In 1999 a working mother in Brazil with 11 years of schooling earned 3.05 reais per hour while her male counterpart, with the same qualifications, earned an average salary of 4.52 reais. The case of Brazil is not an exception in Latin America. Although in some countries, such as Bolivia, the wage gender gap is not so evident, men receive better salaries than women for the same job. The good news is that empirical evidence suggests that the gap is slowly closing; the bad news is that the narrowing of the discrimination gap has been slower in Latin America than in industrial countries and its size may have been underestimated.

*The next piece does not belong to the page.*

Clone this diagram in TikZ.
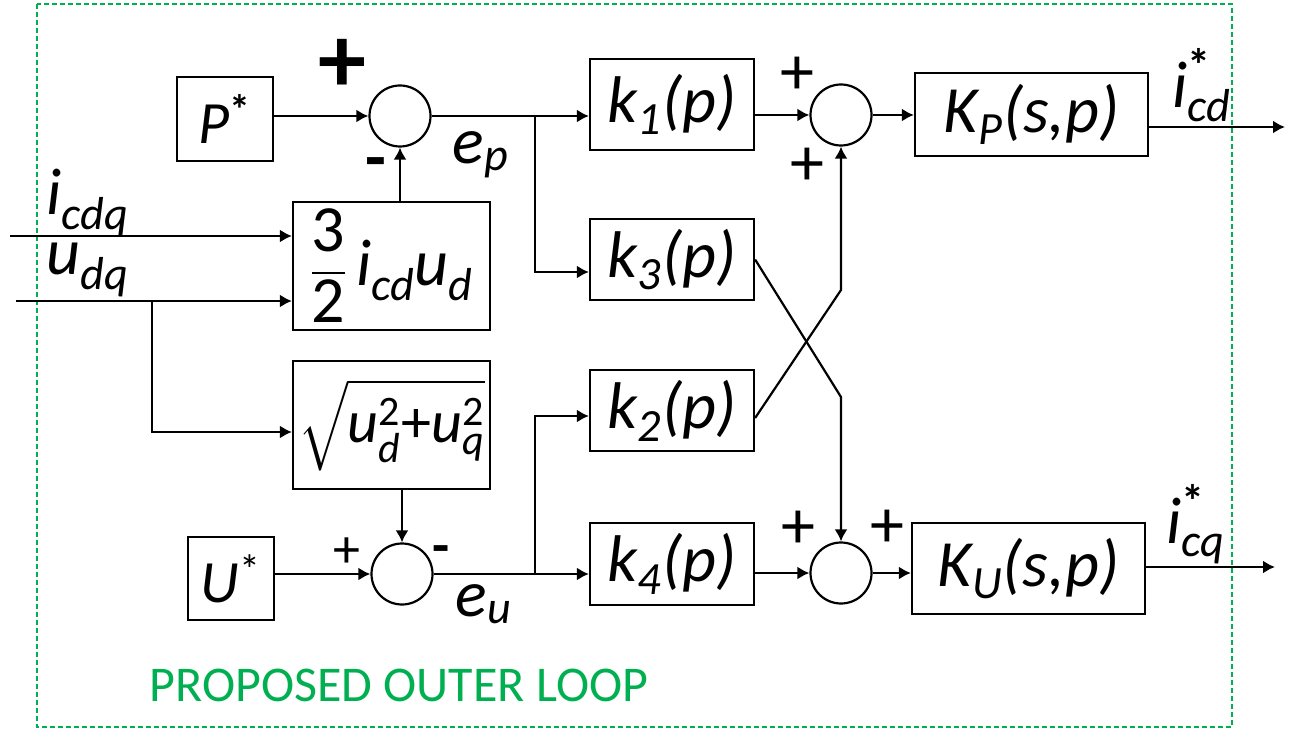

Conventional estimates of labor market gender discrimination in Latin America in the 1990s have put the unexplained portion of the male-female earnings gap at around 10-25 percent, depending on the country and time period selected. However, the preliminary results of a new IDB study indicate that these estimates understate the true degree of the unexplained gender gap by not fully accounting for selection of women into the labor force.

The hypothesis of this study is that traditionally the male-female earnings gap has been calculated comparing the salaries of men and women with the same education doing similar jobs, without taking into consideration that women who work outside the home are not - in contrast with men - average women.

To put it simply, women who join the workforce do not represent a random draw of all women. Rather, they have different characteristics than stay-at-home women, and many of these characteristics can be expected to affect their labor market productivity and earnings. The implication of this non-random selection is that earnings comparisons between men and women, which are based on observed earnings only for women who work, will likely misrepresent the true magnitude of labor market discrimination.

Using household survey data from Bolivia, Brazil and Nicaragua, the study finds preliminary evidence that the unexplained portion of the gender gap is significantly larger than previously estimated, at least in the case of married women.

The results of the study are driven by a new methodology that accounts for women's participation in the labor force. Namely, since teenage girls substitute for their mothers in performing household chores, the study uses child gender to predict women's labor force participation. “Male-female wage gaps based on these predictions indicate that the unexplained portion of the earnings gap increases by roughly 50 percent for Brazil, and more than doubles for Bolivia and Nicaragua,” says Yuri Soares, who is with the IDB's Office of Evaluation and author of the study.